- _EXERCISE TASK_
Reproduce each line from the first in the data through the line that contains "const years = ['1981', '1990', '2000', '2008'];" exactly; give nothing else.

◇ ◇ ◇ ◇ ◇ ◇ ◇

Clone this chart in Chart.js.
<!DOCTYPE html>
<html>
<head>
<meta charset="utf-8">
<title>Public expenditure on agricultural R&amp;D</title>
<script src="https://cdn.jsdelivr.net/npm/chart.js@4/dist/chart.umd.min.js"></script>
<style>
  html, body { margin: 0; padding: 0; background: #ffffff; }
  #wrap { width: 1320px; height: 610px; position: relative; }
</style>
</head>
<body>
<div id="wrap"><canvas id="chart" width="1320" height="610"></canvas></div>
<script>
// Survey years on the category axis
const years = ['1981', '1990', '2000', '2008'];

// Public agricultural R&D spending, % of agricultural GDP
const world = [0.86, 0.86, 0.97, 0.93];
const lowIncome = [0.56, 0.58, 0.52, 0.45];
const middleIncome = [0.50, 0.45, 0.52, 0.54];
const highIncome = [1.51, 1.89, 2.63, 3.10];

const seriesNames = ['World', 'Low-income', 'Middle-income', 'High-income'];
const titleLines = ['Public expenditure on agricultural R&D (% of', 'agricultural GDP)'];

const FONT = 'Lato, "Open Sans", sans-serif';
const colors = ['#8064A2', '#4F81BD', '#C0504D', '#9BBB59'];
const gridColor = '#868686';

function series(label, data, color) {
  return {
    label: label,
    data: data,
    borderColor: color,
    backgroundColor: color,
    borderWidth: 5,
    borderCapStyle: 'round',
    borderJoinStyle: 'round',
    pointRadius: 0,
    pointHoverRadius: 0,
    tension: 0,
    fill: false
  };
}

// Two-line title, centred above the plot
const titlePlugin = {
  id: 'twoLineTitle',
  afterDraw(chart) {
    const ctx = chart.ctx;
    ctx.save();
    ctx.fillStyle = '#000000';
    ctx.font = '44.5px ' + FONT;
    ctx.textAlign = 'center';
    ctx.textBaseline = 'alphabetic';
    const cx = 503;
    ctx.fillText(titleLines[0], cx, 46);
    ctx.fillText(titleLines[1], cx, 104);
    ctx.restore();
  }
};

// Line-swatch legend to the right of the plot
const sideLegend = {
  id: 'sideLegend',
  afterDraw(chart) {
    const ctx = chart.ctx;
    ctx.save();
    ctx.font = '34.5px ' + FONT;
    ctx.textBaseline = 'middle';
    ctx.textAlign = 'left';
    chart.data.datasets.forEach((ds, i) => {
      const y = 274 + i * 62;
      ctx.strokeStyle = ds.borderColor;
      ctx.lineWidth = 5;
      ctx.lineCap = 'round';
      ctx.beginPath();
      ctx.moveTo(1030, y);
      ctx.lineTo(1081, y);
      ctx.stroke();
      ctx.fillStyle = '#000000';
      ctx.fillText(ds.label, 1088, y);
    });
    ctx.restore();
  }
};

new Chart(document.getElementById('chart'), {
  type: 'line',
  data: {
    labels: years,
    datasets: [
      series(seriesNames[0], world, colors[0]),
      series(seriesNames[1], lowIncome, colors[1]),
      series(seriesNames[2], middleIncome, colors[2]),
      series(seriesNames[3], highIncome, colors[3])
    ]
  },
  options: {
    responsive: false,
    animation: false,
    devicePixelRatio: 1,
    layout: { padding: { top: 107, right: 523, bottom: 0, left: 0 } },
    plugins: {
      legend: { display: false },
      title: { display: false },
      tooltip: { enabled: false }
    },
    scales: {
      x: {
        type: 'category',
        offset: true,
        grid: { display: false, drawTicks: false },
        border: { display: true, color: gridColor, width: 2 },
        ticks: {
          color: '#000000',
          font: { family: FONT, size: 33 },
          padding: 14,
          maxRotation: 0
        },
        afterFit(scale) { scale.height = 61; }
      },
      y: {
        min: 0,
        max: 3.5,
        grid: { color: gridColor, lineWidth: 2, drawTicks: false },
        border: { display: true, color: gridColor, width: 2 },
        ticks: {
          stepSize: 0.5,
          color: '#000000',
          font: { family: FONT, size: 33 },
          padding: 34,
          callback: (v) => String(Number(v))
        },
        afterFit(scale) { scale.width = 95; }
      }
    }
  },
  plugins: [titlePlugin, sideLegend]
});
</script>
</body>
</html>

◇ ◇ ◇ ◇ ◇ ◇ ◇

- _EXERCISE ANSWER_
Clone this chart in Chart.js.
<!DOCTYPE html>
<html>
<head>
<meta charset="utf-8">
<title>Public expenditure on agricultural R&amp;D</title>
<script src="https://cdn.jsdelivr.net/npm/chart.js@4/dist/chart.umd.min.js"></script>
<style>
  html, body { margin: 0; padding: 0; background: #ffffff; }
  #wrap { width: 1320px; height: 610px; position: relative; }
</style>
</head>
<body>
<div id="wrap"><canvas id="chart" width="1320" height="610"></canvas></div>
<script>
// Survey years on the category axis
const years = ['1981', '1990', '2000', '2008'];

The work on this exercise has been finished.